A young a perceptive artist whose illuminating works on un-stretched and unprimed canvas have gained him the acclaim of a coterie of private and institutional art collectors. In his most recent efforts, this 39 year old contemporary artist has added to the excitement of his art through the use of the unstructured canvas as an actual medium in his work.
"Using the ragged edges of the canvas has enabled me to create more of a feeling of movement to my work," Sampson explained recently. "It also provides the viewer an insight into the actual process used to create the work. It is presented as it was conceived."
A jazz enthusiast, Sampson's most exuberant paintings are the expansion of melodic ideas.
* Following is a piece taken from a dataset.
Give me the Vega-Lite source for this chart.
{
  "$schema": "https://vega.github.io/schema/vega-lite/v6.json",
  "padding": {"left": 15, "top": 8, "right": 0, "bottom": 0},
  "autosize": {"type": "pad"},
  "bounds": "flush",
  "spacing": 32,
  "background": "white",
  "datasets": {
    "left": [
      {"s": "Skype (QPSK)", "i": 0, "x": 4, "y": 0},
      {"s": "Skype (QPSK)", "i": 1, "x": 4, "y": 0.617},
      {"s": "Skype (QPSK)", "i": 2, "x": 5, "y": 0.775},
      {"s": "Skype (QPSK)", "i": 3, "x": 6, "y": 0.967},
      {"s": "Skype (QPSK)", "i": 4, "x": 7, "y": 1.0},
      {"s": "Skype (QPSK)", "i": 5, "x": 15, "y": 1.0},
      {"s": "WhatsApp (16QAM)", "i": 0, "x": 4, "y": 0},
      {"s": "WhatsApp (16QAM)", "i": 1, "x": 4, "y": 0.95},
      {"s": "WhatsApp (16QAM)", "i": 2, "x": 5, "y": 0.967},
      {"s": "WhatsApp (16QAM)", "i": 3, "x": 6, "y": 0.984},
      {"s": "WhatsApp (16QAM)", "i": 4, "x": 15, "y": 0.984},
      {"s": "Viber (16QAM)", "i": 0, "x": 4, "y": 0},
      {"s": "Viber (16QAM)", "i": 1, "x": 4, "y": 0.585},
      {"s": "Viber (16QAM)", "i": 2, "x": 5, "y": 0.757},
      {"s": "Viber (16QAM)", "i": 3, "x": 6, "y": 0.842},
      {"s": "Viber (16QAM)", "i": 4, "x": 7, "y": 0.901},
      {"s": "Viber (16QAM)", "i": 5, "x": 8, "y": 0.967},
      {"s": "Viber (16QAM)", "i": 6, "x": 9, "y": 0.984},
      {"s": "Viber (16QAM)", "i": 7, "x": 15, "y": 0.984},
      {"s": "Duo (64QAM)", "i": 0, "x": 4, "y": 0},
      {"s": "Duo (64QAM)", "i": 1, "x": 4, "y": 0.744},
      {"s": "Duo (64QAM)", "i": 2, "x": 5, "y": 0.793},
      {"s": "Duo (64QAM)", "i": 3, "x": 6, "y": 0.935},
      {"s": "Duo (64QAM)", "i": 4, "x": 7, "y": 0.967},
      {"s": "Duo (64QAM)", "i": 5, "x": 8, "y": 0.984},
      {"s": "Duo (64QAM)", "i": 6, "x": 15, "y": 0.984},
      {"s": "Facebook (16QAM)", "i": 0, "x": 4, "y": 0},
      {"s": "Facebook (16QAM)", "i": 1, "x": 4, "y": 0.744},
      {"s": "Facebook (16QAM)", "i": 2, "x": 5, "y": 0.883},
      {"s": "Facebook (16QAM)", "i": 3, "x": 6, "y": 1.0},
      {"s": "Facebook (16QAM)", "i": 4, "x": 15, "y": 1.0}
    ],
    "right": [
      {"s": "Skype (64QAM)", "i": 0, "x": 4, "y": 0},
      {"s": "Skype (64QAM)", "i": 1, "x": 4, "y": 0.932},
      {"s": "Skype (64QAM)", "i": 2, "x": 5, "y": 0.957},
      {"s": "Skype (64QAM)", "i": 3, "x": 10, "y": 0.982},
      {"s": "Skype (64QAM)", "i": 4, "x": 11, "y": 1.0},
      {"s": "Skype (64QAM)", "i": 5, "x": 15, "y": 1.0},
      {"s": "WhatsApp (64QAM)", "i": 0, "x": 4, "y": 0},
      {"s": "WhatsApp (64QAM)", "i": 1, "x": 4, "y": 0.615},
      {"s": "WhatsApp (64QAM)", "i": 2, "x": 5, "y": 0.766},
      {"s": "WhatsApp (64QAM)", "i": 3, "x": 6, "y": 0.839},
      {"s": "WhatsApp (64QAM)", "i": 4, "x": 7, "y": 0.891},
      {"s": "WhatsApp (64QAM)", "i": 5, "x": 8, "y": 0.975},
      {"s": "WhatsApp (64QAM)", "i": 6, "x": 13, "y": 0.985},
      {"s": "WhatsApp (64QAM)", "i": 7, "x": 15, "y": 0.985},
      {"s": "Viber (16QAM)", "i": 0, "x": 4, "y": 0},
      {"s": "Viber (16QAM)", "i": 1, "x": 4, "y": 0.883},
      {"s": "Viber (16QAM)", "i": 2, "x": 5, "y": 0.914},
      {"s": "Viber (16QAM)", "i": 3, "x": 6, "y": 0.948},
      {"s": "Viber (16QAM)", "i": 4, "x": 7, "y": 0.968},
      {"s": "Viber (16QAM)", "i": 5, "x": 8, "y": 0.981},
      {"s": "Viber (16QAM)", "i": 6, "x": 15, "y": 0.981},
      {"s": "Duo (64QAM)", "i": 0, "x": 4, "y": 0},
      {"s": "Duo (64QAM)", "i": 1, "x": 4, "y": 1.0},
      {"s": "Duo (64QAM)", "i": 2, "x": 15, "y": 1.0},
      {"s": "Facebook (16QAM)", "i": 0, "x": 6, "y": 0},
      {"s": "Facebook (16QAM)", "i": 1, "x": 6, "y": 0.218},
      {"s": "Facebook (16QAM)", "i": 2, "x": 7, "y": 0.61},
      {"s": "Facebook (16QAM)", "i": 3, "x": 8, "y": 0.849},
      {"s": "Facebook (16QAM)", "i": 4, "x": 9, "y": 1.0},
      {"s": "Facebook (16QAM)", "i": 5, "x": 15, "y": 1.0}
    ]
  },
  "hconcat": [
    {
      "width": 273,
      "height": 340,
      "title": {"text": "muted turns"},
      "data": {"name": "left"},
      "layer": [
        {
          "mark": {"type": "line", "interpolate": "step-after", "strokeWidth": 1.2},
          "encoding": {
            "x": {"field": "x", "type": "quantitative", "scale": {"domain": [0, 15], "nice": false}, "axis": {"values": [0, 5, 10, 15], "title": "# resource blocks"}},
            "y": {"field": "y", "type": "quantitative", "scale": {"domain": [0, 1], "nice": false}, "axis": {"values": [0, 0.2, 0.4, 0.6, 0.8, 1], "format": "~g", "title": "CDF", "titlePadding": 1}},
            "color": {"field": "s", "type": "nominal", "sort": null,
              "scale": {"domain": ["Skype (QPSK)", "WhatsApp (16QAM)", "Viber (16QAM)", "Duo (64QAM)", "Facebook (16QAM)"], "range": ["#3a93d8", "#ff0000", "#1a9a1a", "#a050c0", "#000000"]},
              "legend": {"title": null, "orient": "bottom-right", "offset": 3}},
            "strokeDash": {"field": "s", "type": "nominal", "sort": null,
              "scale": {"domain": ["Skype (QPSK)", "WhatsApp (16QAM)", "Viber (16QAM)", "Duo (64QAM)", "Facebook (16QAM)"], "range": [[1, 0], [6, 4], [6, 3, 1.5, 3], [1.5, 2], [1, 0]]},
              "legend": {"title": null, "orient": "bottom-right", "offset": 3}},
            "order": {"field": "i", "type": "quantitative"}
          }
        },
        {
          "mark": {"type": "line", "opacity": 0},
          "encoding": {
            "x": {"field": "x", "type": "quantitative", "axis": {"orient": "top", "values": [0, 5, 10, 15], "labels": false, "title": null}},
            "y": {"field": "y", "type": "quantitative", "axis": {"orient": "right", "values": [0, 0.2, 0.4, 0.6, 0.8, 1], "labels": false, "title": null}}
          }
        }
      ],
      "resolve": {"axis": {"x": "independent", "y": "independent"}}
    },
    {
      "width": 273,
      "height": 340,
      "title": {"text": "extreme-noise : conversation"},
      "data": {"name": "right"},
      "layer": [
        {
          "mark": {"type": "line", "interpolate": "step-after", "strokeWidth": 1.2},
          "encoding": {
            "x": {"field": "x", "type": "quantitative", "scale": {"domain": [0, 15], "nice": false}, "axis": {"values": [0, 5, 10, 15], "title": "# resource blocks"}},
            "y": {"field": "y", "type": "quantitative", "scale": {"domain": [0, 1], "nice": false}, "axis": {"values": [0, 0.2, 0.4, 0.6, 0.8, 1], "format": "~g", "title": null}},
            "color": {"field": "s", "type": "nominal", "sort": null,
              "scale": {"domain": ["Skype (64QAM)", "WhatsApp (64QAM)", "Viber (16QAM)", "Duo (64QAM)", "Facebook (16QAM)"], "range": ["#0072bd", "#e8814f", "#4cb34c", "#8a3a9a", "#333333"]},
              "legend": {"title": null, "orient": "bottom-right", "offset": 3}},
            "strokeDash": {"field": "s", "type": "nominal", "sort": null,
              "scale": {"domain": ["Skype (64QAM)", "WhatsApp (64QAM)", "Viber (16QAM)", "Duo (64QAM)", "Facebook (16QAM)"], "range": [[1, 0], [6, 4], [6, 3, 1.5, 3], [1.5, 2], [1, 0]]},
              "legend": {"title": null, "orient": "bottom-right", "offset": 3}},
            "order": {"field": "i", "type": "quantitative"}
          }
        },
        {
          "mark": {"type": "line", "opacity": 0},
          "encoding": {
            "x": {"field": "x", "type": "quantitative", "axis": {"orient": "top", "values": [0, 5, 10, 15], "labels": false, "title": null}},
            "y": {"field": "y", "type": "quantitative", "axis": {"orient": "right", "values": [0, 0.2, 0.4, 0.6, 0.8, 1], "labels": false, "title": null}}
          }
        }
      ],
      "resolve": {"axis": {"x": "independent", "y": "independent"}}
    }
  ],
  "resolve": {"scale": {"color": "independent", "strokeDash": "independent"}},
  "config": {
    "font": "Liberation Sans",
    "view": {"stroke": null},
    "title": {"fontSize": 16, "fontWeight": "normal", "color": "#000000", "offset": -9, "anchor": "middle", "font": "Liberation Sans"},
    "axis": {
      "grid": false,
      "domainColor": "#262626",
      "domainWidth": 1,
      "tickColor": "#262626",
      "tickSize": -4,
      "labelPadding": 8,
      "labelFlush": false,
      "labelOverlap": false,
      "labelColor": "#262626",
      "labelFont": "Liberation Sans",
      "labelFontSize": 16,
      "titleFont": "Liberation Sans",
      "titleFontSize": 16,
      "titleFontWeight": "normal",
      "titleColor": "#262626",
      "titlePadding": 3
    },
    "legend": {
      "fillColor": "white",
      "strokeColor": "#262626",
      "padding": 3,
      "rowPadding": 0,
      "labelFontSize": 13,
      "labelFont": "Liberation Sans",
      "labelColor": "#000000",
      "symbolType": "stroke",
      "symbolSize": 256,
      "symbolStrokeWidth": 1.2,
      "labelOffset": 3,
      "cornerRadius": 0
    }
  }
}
He sees his figurative portrayals as attempts "to emote, to touch, to move you to the center of it all, to enable you to feel certain changes, like fleeting moments of memory."
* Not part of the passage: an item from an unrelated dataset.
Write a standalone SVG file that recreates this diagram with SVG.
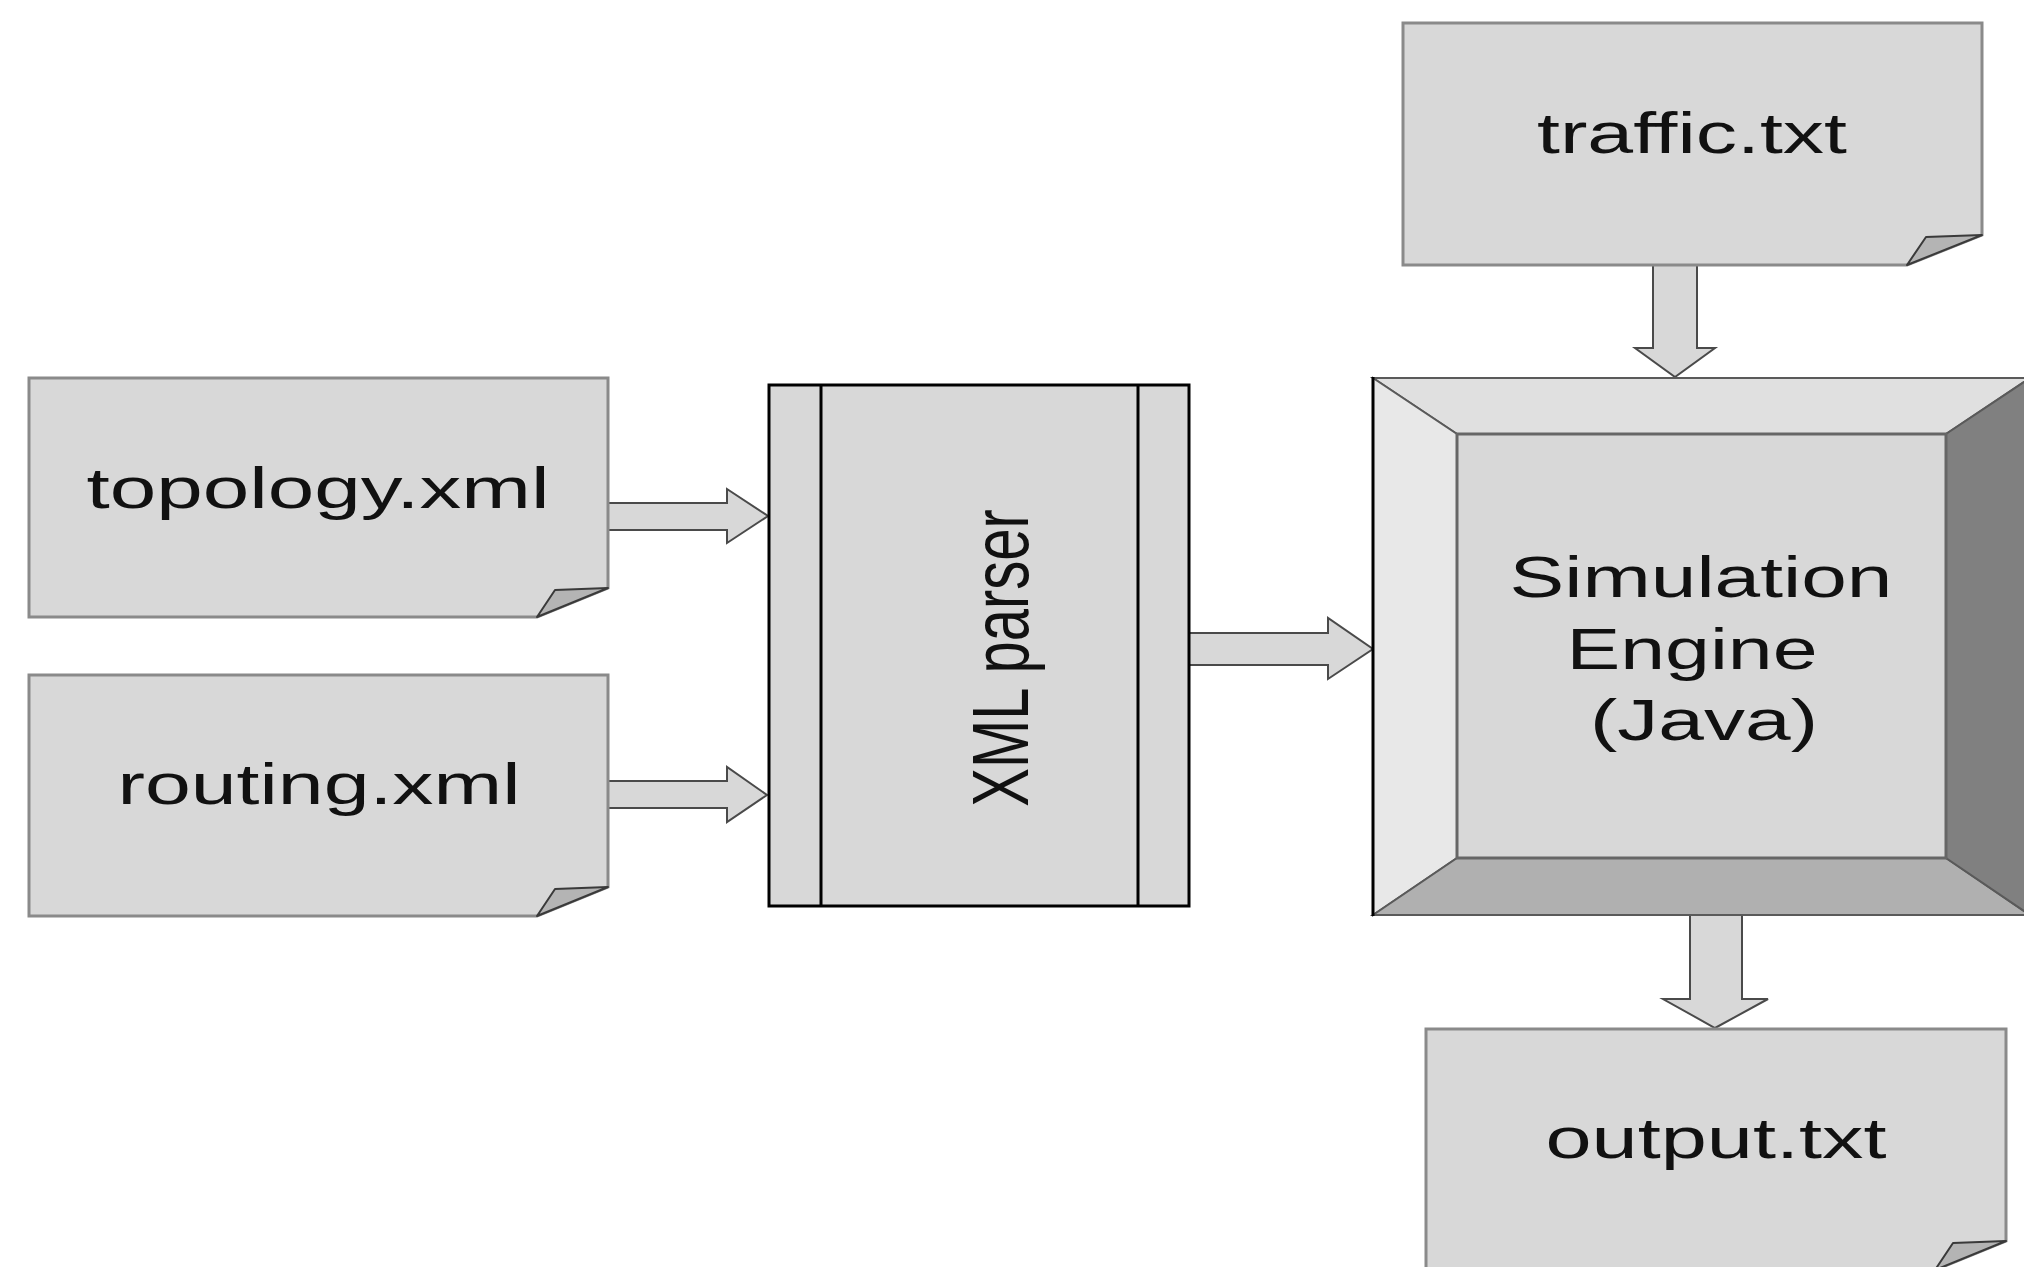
<svg xmlns="http://www.w3.org/2000/svg" width="2024" height="1267" viewBox="0 0 2024 1267">
<style>
.doc{fill:#d8d8d8;stroke:#8a8a8a;stroke-width:3;stroke-linejoin:miter}
.curl{fill:#b4b4b4;stroke:#3a3a3a;stroke-width:2;stroke-linejoin:round}
.lbl{font-family:"Liberation Sans",Arial,sans-serif;font-size:58px;fill:#111;text-anchor:middle}
.arrow{fill:#d8d8d8;stroke:#4a4a4a;stroke-width:2;stroke-linejoin:miter}
.bev{stroke:#5a5a5a;stroke-width:2;stroke-linejoin:miter}
</style>
<rect width="2024" height="1267" fill="#ffffff"/>
<g id="connectors">
<path class="arrow" d="M608,503 H727 V489 L768,516 L727,543 V530 H608 Z"/>
<path class="arrow" d="M608,781 H727 V767 L767,795 L727,822 V808 H608 Z"/>
<path class="arrow" d="M1189,633 H1328 V618 L1373,649 L1328,679 V665 H1189 Z"/>
<path class="arrow" d="M1653,265 V348 H1635 L1675,377 L1715,348 H1697 V265 Z"/>
<path class="arrow" d="M1690,915 V999 H1663 L1715,1028 L1768,999 H1742 V915 Z"/>
</g>
<g id="topology">
<path class="doc" d="M29,378 H608 V588 L537,617 H29 Z"/>
<path class="curl" d="M608,588 L555,590 L537,617 Z"/>
<text class="lbl" x="318" y="508" textLength="463" lengthAdjust="spacingAndGlyphs">topology.xml</text>
</g>
<g id="routing">
<path class="doc" d="M29,675 H608 V887 L537,916 H29 Z"/>
<path class="curl" d="M608,887 L555,889 L537,916 Z"/>
<text class="lbl" x="319" y="804" textLength="403" lengthAdjust="spacingAndGlyphs">routing.xml</text>
</g>
<g id="traffic">
<path class="doc" d="M1403,23 H1982 V235 L1907,265 H1403 Z"/>
<path class="curl" d="M1982,235 L1926,237 L1907,265 Z"/>
<text class="lbl" x="1692" y="153" textLength="310" lengthAdjust="spacingAndGlyphs">traffic.txt</text>
</g>
<g id="output">
<path class="doc" d="M1426,1029 H2006 V1241 L1935,1270 H1426 Z"/>
<path class="curl" d="M2006,1241 L1953,1243 L1935,1270 Z"/>
<text class="lbl" x="1716" y="1158" textLength="341" lengthAdjust="spacingAndGlyphs">output.txt</text>
</g>
<g id="xml-parser">
<rect x="769" y="385" width="420" height="521" fill="#d8d8d8" stroke="#000" stroke-width="3"/>
<line x1="821" y1="385" x2="821" y2="906" stroke="#000" stroke-width="3"/>
<line x1="1138" y1="385" x2="1138" y2="906" stroke="#000" stroke-width="3"/>
<text class="lbl" transform="translate(1028,658) rotate(-90) scale(1,1.38)" x="0" y="0">XML parser</text>
</g>
<g id="simulation-engine">
<polygon class="bev" points="1373,378 2030,378 1946,434 1457,434" fill="#e0e0e0"/>
<polygon class="bev" points="1373,378 1457,434 1457,858 1373,915" fill="#e8e8e8"/>
<polygon class="bev" points="1373,915 1457,858 1946,858 2030,915" fill="#b0b0b0"/>
<polygon class="bev" points="2030,378 2030,915 1946,858 1946,434" fill="#808080"/>
<rect x="1457" y="434" width="489" height="424" fill="#d8d8d8" stroke="#666" stroke-width="3"/>
<line x1="1373" y1="377" x2="1373" y2="916" stroke="#000" stroke-width="3"/>
<text class="lbl" x="1701" y="597" textLength="383" lengthAdjust="spacingAndGlyphs">Simulation</text>
<text class="lbl" x="1692" y="669" textLength="251" lengthAdjust="spacingAndGlyphs">Engine</text>
<text class="lbl" x="1704" y="740" textLength="228" lengthAdjust="spacingAndGlyphs">(Java)</text>
</g>
</svg>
Sampson has completed a series of works portraying the life and play of the African-American men who starred in the Negro Baseball Leagues for nearly half a century and has been featured in numerous national publications such as Town & Country, Playbill, American Visions, and Black Enterprise magazines. He has been critically recognized in the Washington Post for his first retrospective at the University of Maryland in 1997, and in the International Review of African American Art comprehensive guide for collecting in 1998.
A major breakthrough came in 1997 when he was commissioned by Absolut Vodka to create a painting for their award winning ad campaign. Absolut Sampson has been a part of a traveling collection which has made stops in Miami, New York, Detroit, Atlanta, Chicago, Houston, Philadelphia, and Washington, DC.